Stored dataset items
__________
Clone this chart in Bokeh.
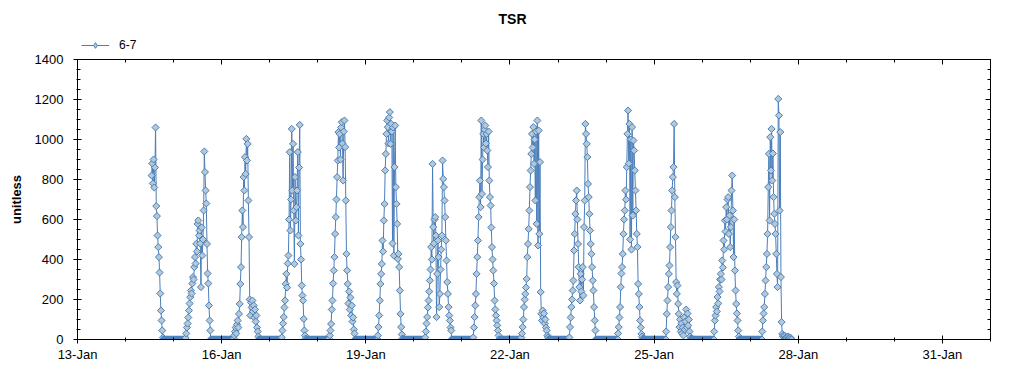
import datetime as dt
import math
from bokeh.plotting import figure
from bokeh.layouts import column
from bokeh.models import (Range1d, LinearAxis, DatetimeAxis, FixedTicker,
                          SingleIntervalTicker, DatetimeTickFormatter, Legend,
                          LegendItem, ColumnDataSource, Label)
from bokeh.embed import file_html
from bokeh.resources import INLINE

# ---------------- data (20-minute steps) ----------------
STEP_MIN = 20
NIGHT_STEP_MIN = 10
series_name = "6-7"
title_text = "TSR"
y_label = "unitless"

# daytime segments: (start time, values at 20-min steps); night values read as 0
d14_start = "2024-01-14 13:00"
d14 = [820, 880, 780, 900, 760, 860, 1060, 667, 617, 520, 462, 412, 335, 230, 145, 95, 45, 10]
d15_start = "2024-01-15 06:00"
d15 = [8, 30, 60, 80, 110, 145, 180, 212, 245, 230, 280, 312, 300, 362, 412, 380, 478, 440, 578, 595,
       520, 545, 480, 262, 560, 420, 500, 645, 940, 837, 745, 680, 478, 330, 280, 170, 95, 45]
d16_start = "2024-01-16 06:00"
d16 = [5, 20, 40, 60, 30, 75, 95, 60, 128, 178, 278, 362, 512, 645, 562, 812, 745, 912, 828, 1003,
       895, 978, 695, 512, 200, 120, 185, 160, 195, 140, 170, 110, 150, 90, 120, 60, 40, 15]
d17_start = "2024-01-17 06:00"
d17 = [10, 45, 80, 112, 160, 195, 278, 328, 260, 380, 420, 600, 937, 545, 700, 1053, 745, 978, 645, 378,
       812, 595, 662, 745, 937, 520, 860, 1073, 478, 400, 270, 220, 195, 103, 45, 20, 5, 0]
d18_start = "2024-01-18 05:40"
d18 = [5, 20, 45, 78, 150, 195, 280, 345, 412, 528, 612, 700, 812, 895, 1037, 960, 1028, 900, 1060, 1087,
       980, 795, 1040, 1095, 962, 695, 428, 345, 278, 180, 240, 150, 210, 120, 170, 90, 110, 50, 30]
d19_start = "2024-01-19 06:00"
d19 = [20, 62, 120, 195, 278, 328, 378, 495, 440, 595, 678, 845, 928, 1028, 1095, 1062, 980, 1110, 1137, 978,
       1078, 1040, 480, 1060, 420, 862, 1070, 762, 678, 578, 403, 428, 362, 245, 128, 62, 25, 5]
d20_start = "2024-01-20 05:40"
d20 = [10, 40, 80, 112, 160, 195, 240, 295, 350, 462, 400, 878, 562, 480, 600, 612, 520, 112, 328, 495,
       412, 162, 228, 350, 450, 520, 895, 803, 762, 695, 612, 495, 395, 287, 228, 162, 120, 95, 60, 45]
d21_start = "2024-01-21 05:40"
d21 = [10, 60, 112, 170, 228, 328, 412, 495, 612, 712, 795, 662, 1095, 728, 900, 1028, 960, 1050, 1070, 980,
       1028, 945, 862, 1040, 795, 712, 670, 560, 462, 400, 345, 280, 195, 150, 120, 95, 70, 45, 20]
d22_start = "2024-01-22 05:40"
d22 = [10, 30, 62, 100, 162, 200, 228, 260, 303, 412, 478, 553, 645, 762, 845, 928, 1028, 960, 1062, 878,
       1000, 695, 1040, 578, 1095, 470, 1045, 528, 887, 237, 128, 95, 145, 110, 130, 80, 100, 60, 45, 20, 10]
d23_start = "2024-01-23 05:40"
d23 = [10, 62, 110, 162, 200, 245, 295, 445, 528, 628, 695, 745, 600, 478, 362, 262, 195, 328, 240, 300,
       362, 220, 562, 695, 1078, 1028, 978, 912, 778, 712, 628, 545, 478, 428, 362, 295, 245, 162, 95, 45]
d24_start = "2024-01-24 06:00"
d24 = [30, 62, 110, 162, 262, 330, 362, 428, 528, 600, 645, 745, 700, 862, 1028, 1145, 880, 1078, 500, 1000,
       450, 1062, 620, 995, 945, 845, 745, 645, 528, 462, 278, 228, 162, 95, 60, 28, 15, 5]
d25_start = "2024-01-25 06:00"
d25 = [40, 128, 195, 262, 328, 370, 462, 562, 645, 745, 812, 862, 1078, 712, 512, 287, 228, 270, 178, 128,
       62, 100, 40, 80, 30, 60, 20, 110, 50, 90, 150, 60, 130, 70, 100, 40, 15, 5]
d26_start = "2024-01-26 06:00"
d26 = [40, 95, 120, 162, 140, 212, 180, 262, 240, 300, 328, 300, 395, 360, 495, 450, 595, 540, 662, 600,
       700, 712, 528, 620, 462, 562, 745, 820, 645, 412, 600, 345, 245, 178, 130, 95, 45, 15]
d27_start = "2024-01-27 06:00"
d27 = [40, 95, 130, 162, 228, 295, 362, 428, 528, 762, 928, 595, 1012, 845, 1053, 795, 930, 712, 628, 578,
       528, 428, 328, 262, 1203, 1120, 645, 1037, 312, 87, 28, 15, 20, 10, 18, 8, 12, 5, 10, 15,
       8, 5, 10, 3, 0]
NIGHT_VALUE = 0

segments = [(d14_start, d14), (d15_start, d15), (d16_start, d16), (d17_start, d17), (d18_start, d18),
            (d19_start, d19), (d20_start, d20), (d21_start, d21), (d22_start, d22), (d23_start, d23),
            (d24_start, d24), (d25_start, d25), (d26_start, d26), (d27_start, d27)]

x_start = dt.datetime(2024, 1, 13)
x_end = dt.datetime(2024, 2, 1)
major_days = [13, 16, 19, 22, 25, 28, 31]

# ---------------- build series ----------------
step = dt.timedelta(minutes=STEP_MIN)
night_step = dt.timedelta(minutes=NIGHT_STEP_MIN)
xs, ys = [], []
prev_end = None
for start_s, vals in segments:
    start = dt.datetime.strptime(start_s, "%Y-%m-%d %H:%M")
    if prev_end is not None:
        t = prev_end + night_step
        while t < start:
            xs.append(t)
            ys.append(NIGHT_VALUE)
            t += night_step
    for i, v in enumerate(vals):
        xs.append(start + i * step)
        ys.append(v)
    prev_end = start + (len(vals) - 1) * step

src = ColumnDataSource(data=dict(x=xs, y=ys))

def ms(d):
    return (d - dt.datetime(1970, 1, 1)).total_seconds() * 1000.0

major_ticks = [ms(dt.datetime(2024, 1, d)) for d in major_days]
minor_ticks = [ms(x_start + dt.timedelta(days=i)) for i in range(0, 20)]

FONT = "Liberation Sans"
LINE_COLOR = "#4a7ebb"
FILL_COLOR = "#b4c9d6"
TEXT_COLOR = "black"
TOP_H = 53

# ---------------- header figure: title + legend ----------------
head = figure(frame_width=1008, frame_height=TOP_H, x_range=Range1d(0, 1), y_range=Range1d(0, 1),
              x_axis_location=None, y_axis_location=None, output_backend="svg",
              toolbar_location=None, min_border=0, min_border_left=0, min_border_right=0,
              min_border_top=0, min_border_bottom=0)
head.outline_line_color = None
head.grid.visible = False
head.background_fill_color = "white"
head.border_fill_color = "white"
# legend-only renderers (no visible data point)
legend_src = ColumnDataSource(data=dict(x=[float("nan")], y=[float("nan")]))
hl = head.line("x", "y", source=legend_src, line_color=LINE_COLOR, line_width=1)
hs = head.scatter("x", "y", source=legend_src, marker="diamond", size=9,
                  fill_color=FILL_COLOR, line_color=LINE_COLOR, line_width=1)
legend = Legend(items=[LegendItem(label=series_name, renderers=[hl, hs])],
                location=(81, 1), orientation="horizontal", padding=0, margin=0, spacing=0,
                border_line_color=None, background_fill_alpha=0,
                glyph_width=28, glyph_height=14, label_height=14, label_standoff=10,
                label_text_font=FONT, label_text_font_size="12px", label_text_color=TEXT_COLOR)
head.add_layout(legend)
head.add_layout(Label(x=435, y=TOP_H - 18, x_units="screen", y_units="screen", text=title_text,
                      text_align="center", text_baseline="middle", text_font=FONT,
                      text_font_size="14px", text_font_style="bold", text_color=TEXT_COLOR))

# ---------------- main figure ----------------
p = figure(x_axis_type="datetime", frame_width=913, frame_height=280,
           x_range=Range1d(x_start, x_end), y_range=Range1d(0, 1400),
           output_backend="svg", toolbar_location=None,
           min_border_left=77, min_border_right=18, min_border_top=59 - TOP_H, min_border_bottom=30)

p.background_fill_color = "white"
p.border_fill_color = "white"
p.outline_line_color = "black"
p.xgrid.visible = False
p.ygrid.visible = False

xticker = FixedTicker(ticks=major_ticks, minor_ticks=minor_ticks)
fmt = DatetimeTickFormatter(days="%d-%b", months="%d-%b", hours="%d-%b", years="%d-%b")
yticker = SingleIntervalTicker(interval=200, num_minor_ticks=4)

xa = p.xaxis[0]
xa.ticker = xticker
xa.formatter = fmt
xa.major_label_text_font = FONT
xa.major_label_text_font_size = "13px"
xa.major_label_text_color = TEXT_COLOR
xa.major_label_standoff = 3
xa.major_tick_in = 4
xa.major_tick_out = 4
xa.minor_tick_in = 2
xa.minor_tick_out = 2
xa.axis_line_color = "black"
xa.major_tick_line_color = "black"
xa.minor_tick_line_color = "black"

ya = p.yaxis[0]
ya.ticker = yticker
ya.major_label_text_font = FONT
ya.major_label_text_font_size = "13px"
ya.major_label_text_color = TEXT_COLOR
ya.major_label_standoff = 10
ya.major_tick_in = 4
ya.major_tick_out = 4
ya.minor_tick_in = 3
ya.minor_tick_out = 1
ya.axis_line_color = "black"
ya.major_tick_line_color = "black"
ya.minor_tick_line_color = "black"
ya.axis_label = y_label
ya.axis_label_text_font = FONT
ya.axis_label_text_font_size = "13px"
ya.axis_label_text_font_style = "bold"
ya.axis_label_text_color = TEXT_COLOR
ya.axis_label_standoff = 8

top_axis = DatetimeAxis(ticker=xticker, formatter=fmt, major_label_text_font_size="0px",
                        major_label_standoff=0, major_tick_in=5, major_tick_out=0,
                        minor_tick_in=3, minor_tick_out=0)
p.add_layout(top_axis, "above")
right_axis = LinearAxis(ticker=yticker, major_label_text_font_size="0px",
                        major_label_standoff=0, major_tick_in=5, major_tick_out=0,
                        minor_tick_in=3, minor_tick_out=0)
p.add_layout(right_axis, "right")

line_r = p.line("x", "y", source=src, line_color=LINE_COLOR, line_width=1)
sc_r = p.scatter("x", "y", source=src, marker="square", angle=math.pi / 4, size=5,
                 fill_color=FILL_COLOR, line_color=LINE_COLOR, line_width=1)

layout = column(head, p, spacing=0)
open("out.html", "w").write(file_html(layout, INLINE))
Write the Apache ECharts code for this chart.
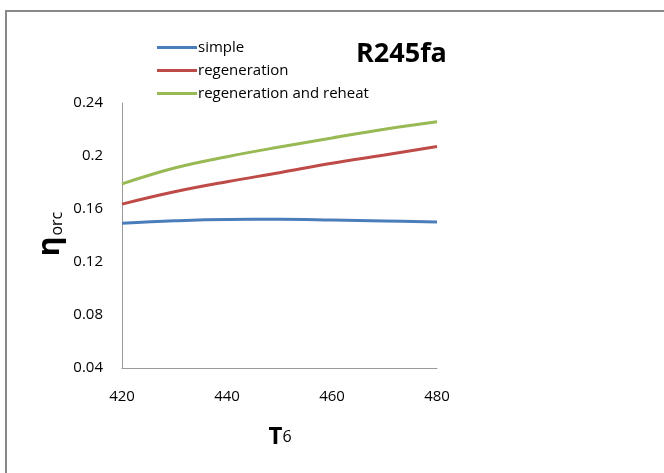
__________
Problem description: Track down every line with the word "this" and copy it.

Finished exercise:
Clone this chart in Bokeh.
Write the Apache ECharts code for this chart.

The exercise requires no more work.